Grooming and control of fleas in cats

Comparison of grooming behaviour and flea infestation of cats with and without Elizabethan collars

source: Robert A. Eckstein, Benjamin L. Hart
Applied Animal Behaviour Science 68 (2000)
starts p141, 10 pages long

Two experiments have been carried out on cats to assess the importance of oral grooming as a method of flea control. In the first experiment, eighteen long-haired cats were studied in a household plagued by fleas. Nine cats wore Elizabethan collars which did not allow them to groom effectively. These cats were compared with nine control cats, with flea samples taken once a week. After three weeks, the cats with Elizabethan collars were found to have more fleas than the control cats. In the second experiment, cats were videotaped in a flea-infested household, and their behaviour was compared with cats in a flea-free location. The cats in the flea-infested household spent more time grooming. These two experiments show that cats may groom more when there are fleas in their environment, and that grooming is a method for cats to remove fleas.
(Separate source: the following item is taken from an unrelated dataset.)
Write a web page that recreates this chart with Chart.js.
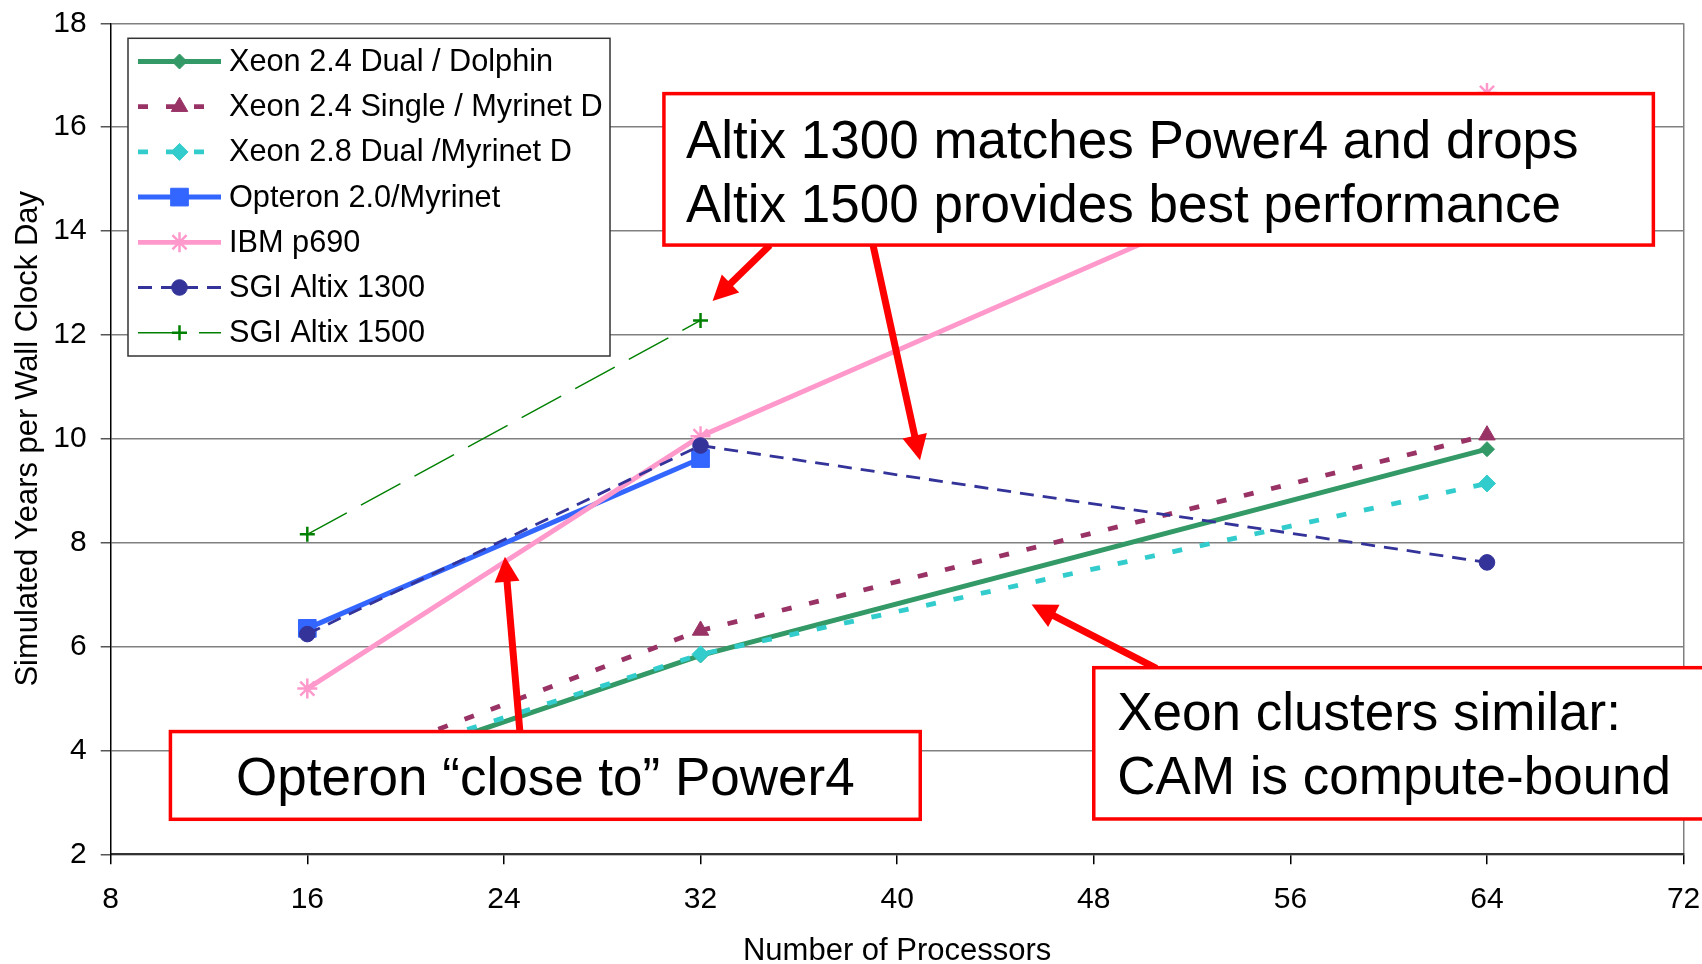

Cats have cornified spines on their tongues, which can help to remove ectoparasites like fleas. Cats also use scratch grooming techniques to reach their heads and necks. Fleas removed from cats by grooming apparently do not survive longer than one or two days. Grooming may, thus, reduce numbers of fleas in the household, and there was a reduction in adult flea numbers in the environment where the control group lived. This drop in numbers of fleas in the environment may help explain why the control group had fewer fleas than the cats wearing collars. Though oral grooming brings a benefit in terms of effective flea reduction, one problem that can arise when cats remove fleas by oral grooming is that fleas can infect cats with tapeworms.
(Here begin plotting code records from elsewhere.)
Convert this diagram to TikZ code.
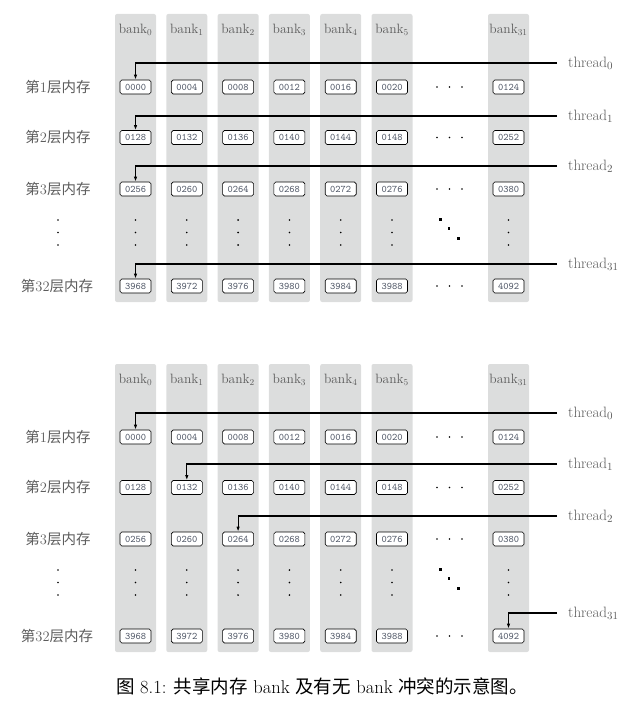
\documentclass[tikz,border=0pt]{standalone}
\usepackage{fontspec}
\usepackage{tikz}
\usetikzlibrary{arrows.meta,positioning}
\newfontfamily\cjk{Noto Sans CJK SC}
\definecolor{bankbg}{HTML}{DCDDDD}
\definecolor{labgray}{HTML}{5C5C5C}
\definecolor{celltxt}{HTML}{4A5262}
\newcommand\padnum[1]{\ifnum#1<1000 0\fi\ifnum#1<100 0\fi\ifnum#1<10 0\fi#1}
\tikzset{
  bankcol/.style={fill=bankbg, rounded corners=2pt},
  banklbl/.style={text=labgray, font=\fontsize{13.5}{13.5}\selectfont},
  cell/.style={draw, line width=0.6pt, rounded corners=1.8pt, fill=white,
    minimum width=31pt, minimum height=14pt, inner sep=0pt,
    text=celltxt, font=\fontsize{10}{10}\selectfont\ttfamily},
  rowlbl/.style={text=labgray, font=\fontsize{14.5}{14.5}\selectfont},
  thr/.style={text=labgray, font=\fontsize{15}{15}\selectfont, inner sep=0pt, anchor=west},
  conn/.style={line width=1.1pt, -{Latex[length=5pt,width=3.4pt]}},
}

\begin{document}
\begin{tikzpicture}[x=1pt, y=-1pt]
  \useasboundingbox (0,0) rectangle (644,722);

  \foreach \dy/\d in {0/a, 350/b} {
    \foreach \x/\k in {135.5/0, 186.8/1, 238.1/2, 289.4/3, 340.7/4, 392/5, 508.5/31} {
      \fill[bankcol] (\x-20.5,14+\dy) rectangle (\x+20.5,302+\dy);
      \node[banklbl] (\d bank\k) at (\x,30+\dy) {bank$_{\k}$};
      \foreach \r/\y in {1/87, 2/137.5, 3/189, 32/286} {
        \pgfmathtruncatemacro\v{(\r-1)*128+4*\k}
        \node[cell] (\d\r-\k) at (\x,\y+\dy) {\padnum{\v}};
      }
      \foreach \y in {220, 232.5, 245} \fill (\x,\y+\dy) circle (0.9pt);
    }

    % row labels
    \node[rowlbl] (\d row1) at (58,87+\dy) {{\cjk 第}1{\cjk 层内存}};
    \node[rowlbl] (\d row2) at (58,137.5+\dy) {{\cjk 第}2{\cjk 层内存}};
    \node[rowlbl] (\d row3) at (58,189+\dy) {{\cjk 第}3{\cjk 层内存}};
    \node[rowlbl] (\d row32) at (57,286+\dy) {{\cjk 第}32{\cjk 层内存}};
    \foreach \y in {220, 232.5, 245} \fill (58,\y+\dy) circle (0.9pt);

    % skipped banks
    \foreach \y in {87, 137.5, 189, 286}
      \foreach \x in {437, 449.5, 462} \fill (\x,\y+\dy) circle (0.9pt);
    \fill (440-1.5,219+\dy-1.5) rectangle ++(3,3);
    \fill (449-1.2,228.5+\dy-1.2) rectangle ++(2.4,2.4);
    \fill (458-1.5,238+\dy-1.5) rectangle ++(3,3);
  }

  % no conflict
  \coordinate (at0) at (557,63);
  \coordinate (at1) at (557,116);
  \coordinate (at2) at (557,166);
  \coordinate (at31) at (557,264);
  \node[thr, right=11pt of at0] (athr0) {thread$_0$};
  \node[thr, right=11pt of at1] (athr1) {thread$_1$};
  \node[thr, right=11pt of at2] (athr2) {thread$_2$};
  \node[thr, right=11pt of at31] (athr31) {thread$_{31}$};
  \draw[conn] (at0) -| (a1-0.north);
  \draw[conn] (at1) -| (a2-0.north);
  \draw[conn] (at2) -| (a3-0.north);
  \draw[conn] (at31) -| (a32-0.north);

  % conflict
  \coordinate (bt0) at (557,413);
  \coordinate (bt1) at (557,464);
  \coordinate (bt2) at (557,516);
  \coordinate (bt31) at (557,613);
  \node[thr, right=11pt of bt0] (bthr0) {thread$_0$};
  \node[thr, right=11pt of bt1] (bthr1) {thread$_1$};
  \node[thr, right=11pt of bt2] (bthr2) {thread$_2$};
  \node[thr, right=11pt of bt31] (bthr31) {thread$_{31}$};
  \draw[conn] (bt0) -| (b1-0.north);
  \draw[conn] (bt1) -| (b2-1.north);
  \draw[conn] (bt2) -| (b3-2.north);
  \draw[conn] (bt31) -| (b32-31.north);

  \node[font=\fontsize{18.5}{18.5}\selectfont] (caption) at (322,686)
    {{\cjk 图} 8.1: {\cjk 共享内存} bank {\cjk 及有无} bank {\cjk 冲突的示意图。}};
\end{tikzpicture}
\end{document}
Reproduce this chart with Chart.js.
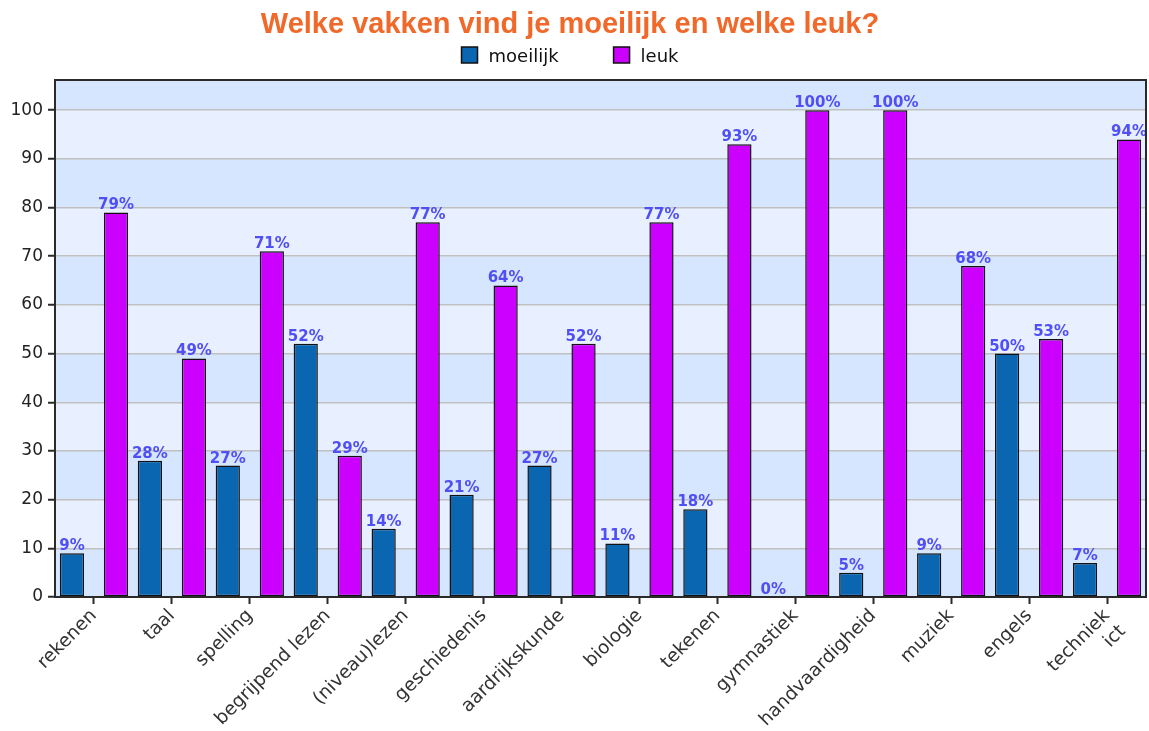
<!DOCTYPE html>
<html>
<head>
<meta charset="utf-8">
<script src="https://cdn.jsdelivr.net/npm/chart.js@4.4.0/dist/chart.umd.min.js"></script>
<style>
    html, body { margin: 0; padding: 0; background: #fff; }
    #wrap { width: 1149px; height: 731px; }
</style>
</head>
<body>
<div id="wrap"><canvas id="vakkenChart"></canvas></div>
<script>
// ============================================
// Data
// ============================================
const vakken = [
    "rekenen", "taal", "spelling", "begrijpend lezen", "(niveau)lezen",
    "geschiedenis", "aardrijkskunde", "biologie", "tekenen", "gymnastiek",
    "handvaardigheid", "muziek", "engels", ["techniek", "ict"],
];
const moeilijk = [9, 28, 27, 52, 14, 21, 27, 11, 18, 0, 5, 9, 50, 7];
const leuk = [79, 49, 71, 29, 77, 64, 52, 77, 93, 100, 100, 68, 53, 94];
const yTicks = [0, 10, 20, 30, 40, 50, 60, 70, 80, 90, 100];
const seriesNames = ["moeilijk", "leuk"];
const titel = "Welke vakken vind je moeilijk en welke leuk?";

const kleurBlauw = "#0a66b0";
const kleurPaars = "#cc00ff";

// ============================================
// Plugins: banden, kader, waardelabels, titel + legenda
// ============================================
const bandPlugin = {
    id: "bands",
    beforeDraw(chart) {
        const { ctx, chartArea: a, scales: { y } } = chart;
        ctx.save();
        for (let v = 0; v < y.max; v += 10) {
            const top = y.getPixelForValue(Math.min(v + 10, y.max));
            const bottom = y.getPixelForValue(v);
            ctx.fillStyle = (v / 10) % 2 === 0 ? "#d7e6ff" : "#e8f0ff";
            ctx.fillRect(a.left, top, a.right - a.left, bottom - top);
        }
        ctx.restore();
    },
};

const valuePlugin = {
    id: "values",
    afterDatasetsDraw(chart) {
        const { ctx, chartArea: a } = chart;
        ctx.save();
        ctx.beginPath();
        ctx.rect(a.left, 0, a.right - a.left, a.bottom);
        ctx.clip();
        ctx.font = "bold 15px 'DejaVu Sans'";
        ctx.fillStyle = "#4f4ff5";
        ctx.textAlign = "center";
        ctx.textBaseline = "alphabetic";
        chart.data.datasets.forEach((ds, i) => {
            chart.getDatasetMeta(i).data.forEach((bar, j) => {
                ctx.fillText(ds.data[j] + "%", bar.x, bar.y - 3);
            });
        });
        ctx.restore();

        // kader rond plotgebied
        ctx.save();
        ctx.strokeStyle = "#2a2a2a";
        ctx.lineWidth = 2;
        ctx.strokeRect(a.left, a.top, a.right - a.left, a.bottom - a.top);
        ctx.restore();
    },
};

const headerPlugin = {
    id: "header",
    afterDraw(chart) {
        const { ctx } = chart;
        const cx = 570;
        ctx.save();
        ctx.font = "bold 29px 'Liberation Sans'";
        ctx.fillStyle = "#f0692a";
        ctx.textAlign = "center";
        ctx.textBaseline = "alphabetic";
        ctx.fillText(titel, cx, 33);

        // legenda
        ctx.font = "18px 'DejaVu Sans'";
        ctx.textAlign = "left";
        const colors = [kleurBlauw, kleurPaars];
        const widths = seriesNames.map((n) => ctx.measureText(n).width);
        const total = widths.reduce((s, w) => s + 16 + 11 + w, 0) + 55;
        let x = cx - total / 2;
        seriesNames.forEach((name, i) => {
            ctx.fillStyle = colors[i];
            ctx.fillRect(x, 47, 16, 16);
            ctx.strokeStyle = "#111";
            ctx.lineWidth = 1.5;
            ctx.strokeRect(x, 47, 16, 16);
            ctx.fillStyle = "#111";
            ctx.fillText(name, x + 27, 62);
            x += 16 + 11 + widths[i] + 55;
        });
        ctx.restore();
    },
};

// ============================================
// Chart
// ============================================
new Chart(document.getElementById("vakkenChart").getContext("2d"), {
    type: "bar",
    data: {
        labels: vakken,
        datasets: [
            {
                label: seriesNames[0],
                data: moeilijk,
                backgroundColor: kleurBlauw,
                borderColor: "#111",
                borderWidth: 1.5,
                borderSkipped: false,
            },
            {
                label: seriesNames[1],
                data: leuk,
                backgroundColor: kleurPaars,
                borderColor: "#111",
                borderWidth: 1.5,
                borderSkipped: false,
            },
        ],
    },
    options: {
        responsive: true,
        maintainAspectRatio: false,
        animation: false,
        categoryPercentage: 1.13,
        barPercentage: 0.55,
        layout: { padding: { top: 80, right: 3, left: 0, bottom: 0 } },
        plugins: {
            legend: { display: false },
            title: { display: false },
            tooltip: { enabled: false },
        },
        scales: {
            x: {
                grid: {
                    offset: false,
                    drawOnChartArea: false,
                    drawTicks: true,
                    tickLength: 7,
                    tickColor: "#2a2a2a",
                    tickWidth: 2,
                },
                border: { display: false },
                ticks: {
                    color: "#333",
                    font: { family: "'DejaVu Sans'", size: 18.5 },
                    minRotation: 45,
                    maxRotation: 45,
                    autoSkip: false,
                    padding: 1,
                },
                afterFit(scale) {
                    scale.height = 134;
                },
            },
            y: {
                min: 0,
                max: 106.2,
                afterBuildTicks(scale) {
                    scale.ticks = yTicks.map((v) => ({ value: v }));
                },
                grid: {
                    color: "#c0c0c0",
                    lineWidth: 1.5,
                    tickLength: 7,
                    tickColor: "#2a2a2a",
                    tickWidth: 2,
                },
                border: { display: false },
                ticks: {
                    color: "#222",
                    font: { family: "'DejaVu Sans'", size: 17 },
                    padding: 5,
                },
                afterFit(scale) {
                    scale.width = 55;
                },
            },
        },
    },
    plugins: [bandPlugin, valuePlugin, headerPlugin],
});
</script>
</body>
</html>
The cats in the flea-infested household in the second experiment, tended to groom more frequently rather than for longer periods. Increased frequency of grooming bouts may mean that the cats' central timing mechanism was accelerated by flea saliva. This fits in with a view of grooming as pre-programmed, rather than stimulus-driven, since longer periods of grooming would be expected with a stimulus-driven model of grooming.